Camilla and the Big Change
Written by Julie Dillemuth, Ph.D.
Illustrated by Laura Wood
32 pages
•
Published 2022 (Magination Press)
Recommended Age Range: Kindergarten through 2nd grade.
Publisher's Summary:
When beavers move in and start building a dam, the path of the river will be forever changed. Camilla does NOT want a pond in the middle of her forest! It’s too much change. But when her map-making skills are needed for the pond construction, can Camilla accept that change can be a good thing? Includes a Note to Parents & Caregivers with more information about map-making and spatial awareness, but also adapting to new environments and building community—important skills for boars, porcupines, beavers, and kids alike!
Dr. Annie's Takeaways
Recommended for: Children who have a hard time with change will relate to Camilla who initially struggles to adjust to a beaver dam turning her forest’s creek into a pond. With time and participation in preparing the forest community for the change, Camilla ultimately concludes that “there’s lots to like about a pond.” This story is particularly relevant to kids who love maps, as Camilla is a cartographer and maps play a big role in her adjustment to the change.
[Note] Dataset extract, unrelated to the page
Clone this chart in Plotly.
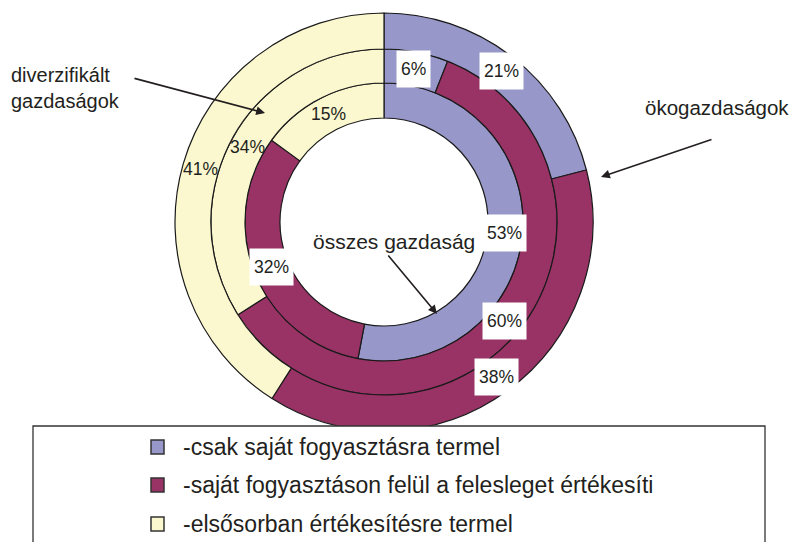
import math
import plotly.graph_objects as go

# ---------------- data ----------------
categories = [
    "-csak saját fogyasztásra termel",
    "-saját fogyasztáson felül a felesleget értékesíti",
    "-elsősorban értékesítésre termel",
]
ring_names = ["összes gazdaság", "diverzifikált gazdaságok", "ökogazdaságok"]
osszes_gazdasag = [53, 32, 15]          # inner ring
diverzifikalt_gazdasagok = [6, 60, 34]  # middle ring
okogazdasagok = [21, 38, 41]            # outer ring

# ---------------- styles / geometry ----------------
W, H = 792, 542
colors = ["#9797C9", "#993366", "#FBF8CF"]
label_bg = ["white", "white", "rgba(0,0,0,0)"]
TXT = "#231F20"
FONT = "Liberation Sans, Arial, sans-serif"
CX, CY = 384, 222
radii = [104, 139, 173, 209]  # hole, inner|middle, middle|outer, outer


def px(x):
    return x / W


def py(y):
    return 1 - y / H


fig = go.Figure()
annotations = []

rings = [osszes_gazdasag, diverzifikalt_gazdasagok, okogazdasagok]
for k, (name, vals) in enumerate(zip(ring_names, rings)):
    r_in, r_out = radii[k], radii[k + 1]
    fig.add_trace(go.Pie(
        name=name,
        labels=categories,
        values=vals,
        sort=False,
        direction="clockwise",
        rotation=0,
        hole=r_in / r_out,
        domain=dict(x=[px(CX - r_out), px(CX + r_out)],
                    y=[py(CY + r_out), py(CY - r_out)]),
        marker=dict(colors=colors, line=dict(color="#1a1a1a", width=1.2)),
        textinfo="none",
        hoverinfo="label+percent",
        showlegend=False,
    ))
    # data labels at slice mid-angle, middle of ring
    total = sum(vals)
    cum = 0
    rm = (r_in + r_out) / 2
    for i, v in enumerate(vals):
        mid = (cum + v / 2) / total
        cum += v
        th = 2 * math.pi * mid
        lx = CX + rm * math.sin(th)
        ly = CY - rm * math.cos(th)
        annotations.append(dict(
            x=px(lx), y=py(ly), xref="paper", yref="paper",
            text=f"{v}%", showarrow=False,
            font=dict(family=FONT, size=17.5, color=TXT),
            bgcolor=label_bg[i], borderpad=4, height=28,
            xanchor="center", yanchor="middle",
        ))

# callout texts
annotations += [
    dict(x=px(9), y=py(88), xref="paper", yref="paper", text="diverzifikált<br>gazdaságok",
         showarrow=False, align="left", xanchor="left", yanchor="middle",
         font=dict(family=FONT, size=20, color=TXT)),
    dict(x=px(394), y=py(242), xref="paper", yref="paper", text="összes gazdaság",
         showarrow=False, xanchor="center", yanchor="middle",
         font=dict(family=FONT, size=21, color=TXT)),
    dict(x=px(717), y=py(107), xref="paper", yref="paper", text="ökogazdaságok",
         showarrow=False, xanchor="center", yanchor="middle",
         font=dict(family=FONT, size=20.5, color=TXT)),
]

# callout arrows (head, tail)
arrows = [((265, 113), (133, 78)), ((437, 314), (387, 254)), ((601, 177), (713, 139))]
for (hx, hy), (tx, ty) in arrows:
    annotations.append(dict(
        x=px(hx), y=py(hy), xref="paper", yref="paper", text="",
        showarrow=True, ax=tx - hx, ay=ty - hy, axref="pixel", ayref="pixel",
        arrowhead=2, arrowsize=1.1, arrowwidth=1.6, arrowcolor=TXT, standoff=0,
    ))

# legend (manual, framed box)
shapes = [dict(type="rect", xref="paper", yref="paper",
               x0=px(33), x1=px(765), y0=py(560), y1=py(426),
               line=dict(color="#333333", width=1.3), fillcolor="white")]
leg_y = [447, 485, 524]
for i, cat in enumerate(categories):
    yc = leg_y[i]
    shapes.append(dict(type="rect", xref="paper", yref="paper",
                       x0=px(151), x1=px(164), y0=py(yc + 7), y1=py(yc - 7),
                       line=dict(color="#333333", width=1.5), fillcolor=colors[i]))
    annotations.append(dict(
        x=px(181), y=py(yc), xref="paper", yref="paper", text=cat,
        showarrow=False, xanchor="left", yanchor="middle",
        font=dict(family=FONT, size=23, color=TXT),
    ))

fig.update_layout(
    width=W, height=H,
    margin=dict(l=0, r=0, t=0, b=0),
    paper_bgcolor="white", plot_bgcolor="white",
    annotations=annotations, shapes=shapes,
    showlegend=False,
)

fig.write_html(
    "out.html",
    config={"displayModeBar": False},
    post_script="document.body.style.margin='0';document.body.style.overflow='hidden';",
)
Would a child like it? Children who like maps and/or beavers will enjoy this story about adjusting to a big change. It’s a cute story with a relatable wild boar protagonist.
Evidence-Based Practices:
Exposure
Tone: Bright, uplifting
Story Quality: This story combines fairly disparate themes of ecosystems, map-making, and adjusting to change, which more or less come together smoothly. It’s written as a sequel to Dillemuth’s Camilla, Cartographer, but it stands alone just fine. Camilla loves maps and map-making, and she doesn’t love change. When a pair of beavers move in and plan to build a dam, Camilla must adjust to the new topography of her forest. It’s a clever concept for a book about change.
Illustrations: Cute, lightly stylized drawings in warm, earthy colors.
Representation: Camilla is a female wild boar who loves maps. Her friend Parsley is a porcupine with no gender indicators. Male and female beavers, Castor and Luisa, move into the forest and build a dam. The animals live in human-like homes in a forest.
Psychological Practices: This story empathizes with Camilla who, over the course of the book, must adjust to the big change that is occurring in her forest (i.e., a dam being built by the new beaver residents who are turning the creek into a pond), and it presents the possibility that children can adjust to big changes, especially when they are able to have some agency in the change. Camilla is initially angry and accuses the beavers of destroying her forest. When the beavers explain that their dam-making is good for the ecosystem, and especially when she realizes that they also enjoy making maps, she begins to soften a bit. But when she realizes their dam will turn the creek into a pond, she gets angry once again: “‘It’s too much change.’ Camilla stamped her hoof… ‘It’s totally NEW. Totally unexpected. And totally permanent.’” She begins to adjust to the idea of a pond when her friend Parsley suggests that she could make a map to help the other animals move to new homes away from the flooded area. As she works to help the community prepare for the new pond, “each day Camilla got a little more used to the idea…” By the time the pond is finished, Camilla concludes, “It’s definitely a change… But there’s lots to like about a pond.”
Concerns: This isn’t the point of the book at all, but I can’t help but see a bit of a displacement narrative in this story. New residents move in and reassure the old residents that the changes they are making are good for the community, and then the old residents have to move to new areas because their previous homes get destroyed by the new changes. Beaver dams are obviously a natural part of a healthy ecosystem, and perhaps I’m a bit overly sensitive to this issue, but I wanted to name the concern.